On March 13th, a John Hopkins University infectious disease specialist and an Albert Einstein College of Medicine member published a paper claiming the most effective treatment for the COVID-19 lies in the blood plasma of the people who have fully recovered from the disease. According to the researchers, the antibody strategy is effective in other infections. They also claim the tools needed to collect and administer plasma already exists.

Their paper influenced the medical community to conduct experimental therapies in hundreds of U.S. hospitals. Less than three months later, more than 16,000 patients have received plasma from coronavirus survivors.

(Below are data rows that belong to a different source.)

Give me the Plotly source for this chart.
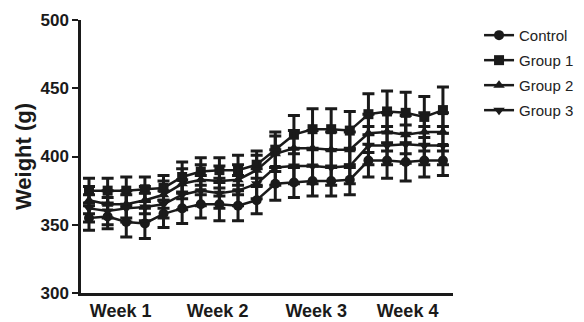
import plotly.graph_objects as go

days = list(range(20))
week_ticks = [1.7, 6.9, 12.2, 17.1]
week_labels = ["Week 1", "Week 2", "Week 3", "Week 4"]

control = [355, 356, 352, 351, 358, 362, 365, 365, 364, 368, 380, 381, 382, 382, 383, 397, 397, 396, 397, 397]
group1 = [375, 375, 375, 376, 377, 385, 389, 390, 390, 394, 405, 416, 420, 420, 419, 431, 433, 432, 429, 434]
group2 = [368, 365, 365, 368, 372, 380, 383, 382, 383, 390, 402, 406, 406, 405, 405, 417, 418, 416, 418, 418]
group3 = [362, 360, 362, 363, 365, 372, 375, 373, 375, 380, 392, 393, 393, 392, 393, 408, 408, 409, 408, 408]

control_err = [9, 9, 11, 11, 10, 11, 10, 12, 11, 10, 12, 11, 11, 11, 11, 12, 13, 14, 12, 11]
group1_err = [9, 9, 10, 9, 9, 11, 10, 9, 11, 10, 13, 14, 15, 15, 14, 15, 15, 15, 15, 17]
group2_err = [10, 10, 10, 10, 10, 11, 11, 11, 11, 11, 13, 13, 13, 13, 13, 14, 14, 14, 14, 14]
group3_err = [10, 10, 10, 10, 10, 11, 11, 11, 11, 11, 13, 13, 13, 13, 13, 14, 14, 14, 14, 14]

series = [
    ("Control", control, control_err, "circle"),
    ("Group 1", group1, group1_err, "square"),
    ("Group 2", group2, group2_err, "triangle-up"),
    ("Group 3", group3, group3_err, "triangle-down"),
]

FONT = "Liberation Sans, Arial, sans-serif"
INK = "#1a1a1a"

fig = go.Figure()
for name, vals, errs, sym in series:
    fig.add_trace(go.Scatter(
        x=days, y=vals, name=name, mode="lines+markers",
        legendgroup=name,
        line=dict(color=INK, width=2.5),
        marker=dict(symbol=sym, size=10, color=INK),
        error_y=dict(type="data", array=errs, visible=True, color=INK,
                     thickness=3, width=6),
    ))

fig.update_layout(
    width=576, height=314,
    margin=dict(l=73, r=131, t=12, b=29, autoexpand=False),
    paper_bgcolor="white", plot_bgcolor="white",
    font=dict(family=FONT, color=INK),
    showlegend=True,
    legend=dict(
        x=1.07, xanchor="left", y=1.004, yanchor="top",
        font=dict(size=15, color="#222"),
        tracegroupgap=2.5,
        bgcolor="rgba(0,0,0,0)",
    ),
    xaxis=dict(
        range=[-0.43, 19.54], automargin=False,
        tickmode="array", tickvals=week_ticks, ticktext=week_labels,
        ticks="", showgrid=False, zeroline=False,
        showline=True, linecolor=INK, linewidth=2.5,
        tickfont=dict(size=18, family=FONT, weight="bold"),
    ),
    yaxis=dict(
        range=[300, 500], automargin=False,
        tickvals=[300, 350, 400, 450, 500],
        ticks="outside", ticklen=6, tickwidth=2, tickcolor=INK,
        showgrid=False, zeroline=False,
        showline=True, linecolor=INK, linewidth=2.5,
        tickfont=dict(size=17, family=FONT, weight="bold"),
        title=dict(text="Weight (g)", standoff=3,
                   font=dict(size=22, family=FONT, weight="bold")),
    ),
)

fig.write_html("out.html")
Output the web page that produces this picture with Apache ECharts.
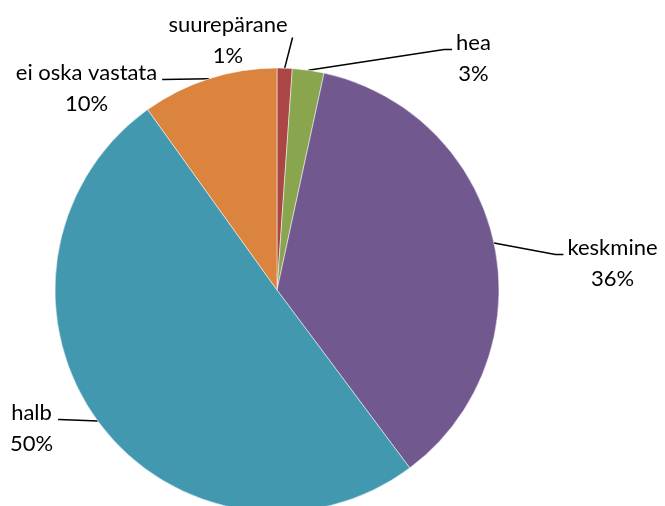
<!DOCTYPE html>
<html>
<head>
<meta charset="utf-8">
<script src="https://cdn.jsdelivr.net/npm/echarts@6/dist/echarts.min.js"></script>
<style>
    html, body { margin: 0; padding: 0; background: #fff; }
    #pie-chart { width: 665px; height: 506px; }
</style>
</head>
<body>
<div id="pie-chart"></div>
<script>
    // hinnangud, alates kella 12-st päripäeva
    var categories = ['suurepärane', 'hea', 'keskmine', 'halb', 'ei oska vastata'];
    var values = [1.1, 2.3, 36.4, 50.3, 9.9];
    var percentLabels = ['1%', '3%', '36%', '50%', '10%'];
    var colors = ['#AA4643', '#89A54E', '#71588F', '#4198AF', '#DB843D'];

    // sildi keskpunkt (x) ja ülaserv (y), ning kummal pool joon on
    var labelPlace = [
        { x: 228, y: 9.5, side: 'top' },
        { x: 473.5, y: 27.5, side: 'right' },
        { x: 612.5, y: 232.5, side: 'right' },
        { x: 31.5, y: 397.5, side: 'left' },
        { x: 86.5, y: 57.5, side: 'left' }
    ];

    var myChart = echarts.init(document.getElementById('pie-chart'));
    var pieData = categories.map(function (name, i) {
        return { name: name, value: values[i], itemStyle: { color: colors[i] } };
    });

    myChart.setOption({
        animation: false,
        series: [{
            type: 'pie',
            center: [277, 290],
            radius: 222,
            startAngle: 90,
            clockwise: true,
            data: pieData,
            itemStyle: { borderColor: '#fff', borderWidth: 0.5 },
            label: {
                position: 'outside',
                formatter: function (p) {
                    return '{t|' + p.name + '}\n{t|' + percentLabels[p.dataIndex] + '}';
                },
                rich: {
                    t: {
                        fontFamily: 'Lato',
                        fontSize: 22,
                        lineHeight: 31,
                        color: '#000',
                        align: 'center'
                    }
                }
            },
            labelLine: {
                show: true,
                length: 20,
                length2: 15,
                smooth: false,
                lineStyle: { color: '#000', width: 1.5 }
            },
            labelLayout: function (params) {
                var pl = labelPlace[params.dataIndex];
                var w = params.labelRect.width;
                var start = params.labelLinePoints[0];
                var end, mid;
                if (pl.side === 'right') {
                    end = [pl.x - w / 2 - 4, pl.y + 22];
                    mid = [end[0] - 8, end[1]];
                } else if (pl.side === 'left') {
                    end = [pl.x + w / 2 + 5, pl.y + 22];
                    mid = [end[0] + 1, end[1]];
                } else {
                    end = [pl.x + w / 2 + 5, pl.y + 28];
                    mid = end;
                }
                return {
                    x: pl.x,
                    y: pl.y,
                    align: 'center',
                    verticalAlign: 'top',
                    labelLinePoints: [start, mid, end]
                };
            },
            emphasis: { disabled: true }
        }]
    });
</script>
</body>
</html>
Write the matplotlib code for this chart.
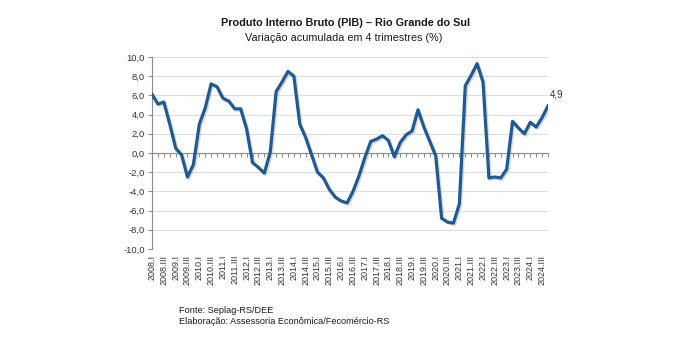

History of Plasma Treatments

The blood from recovered patients has long since been used to treat patients since the 1918 Spanish Flu, which infected more than 500 million worldwide. Studies from 1918 pandemic claim transfusion of plasma from the patients who have recovered from the flu effectively reduced the mortality in patients with influenza and severe complications. Plasma treatments have also been used to treat other epidemics and infections such as measles, severe acute respiratory syndromes, and Argentine hemorrhagic fever. Researchers injected convalescent plasma to 188 patients who suffered from the rodent-borne fever in the 1970s. Only 1 percent of plasma recipients died of the disease, while 16.5 percent from the control group succumbed to the hemorrhagic fever.

However, the plasma treatment showed no benefits in 84 patients infected with Ebola in Guinea in 2015. The therapy also carried risks in transmitting blood-borne pathogens. The plasma treatment can also cause acute lung injury and circulatory overload, which can lead to difficulty breathing and death.

Effectivity

In January, doctors and researchers in China have begun experimenting convalescent plasma therapy in COVID-19 patients. The results, which were published in the Proceedings of the National Academy of Sciences, reported that the conditions improved for all ten plasma recipients. Researchers at the Mount Sinai Hospital in New York compared 39 COVID-19 patients who received plasma transfusions with other patients who did not receive the therapy. According to the published reports, the mortality rates were 12.8 percent in the plasma group and 24.4 percent in the control group. The patients who received plasma treatments also an improved survival rate compared to controlled patients.

While the data showed promise, experts believe more rigorous clinical trials are needed. The researchers at Mount Sinai are already creating plans to conduct a study involving 275 treated patients. Other similar trials are also underway in Europe and parts of the United States.

Complications

Researchers have also started studying the therapy's safety. The data collected show complications seem to be rare. A U.S. paper compiled a report on 5000 patients and found 36 severe events, including lung injury and rejection. The adverse events may have been results of the disease, the paper says. If the treatment is shown to work, the medical community would also face problems meeting the demand. One plasma donation could only be enough for one or two patients. The donor's blood type would also need to match the recipient's.

Many research institutions and blood banks have collaborated with Microsoft to launch a campaign called The Fight Is In Us. The campaign aims to get tens of thousands of recovered COVID-19 patients to donate blood plasma.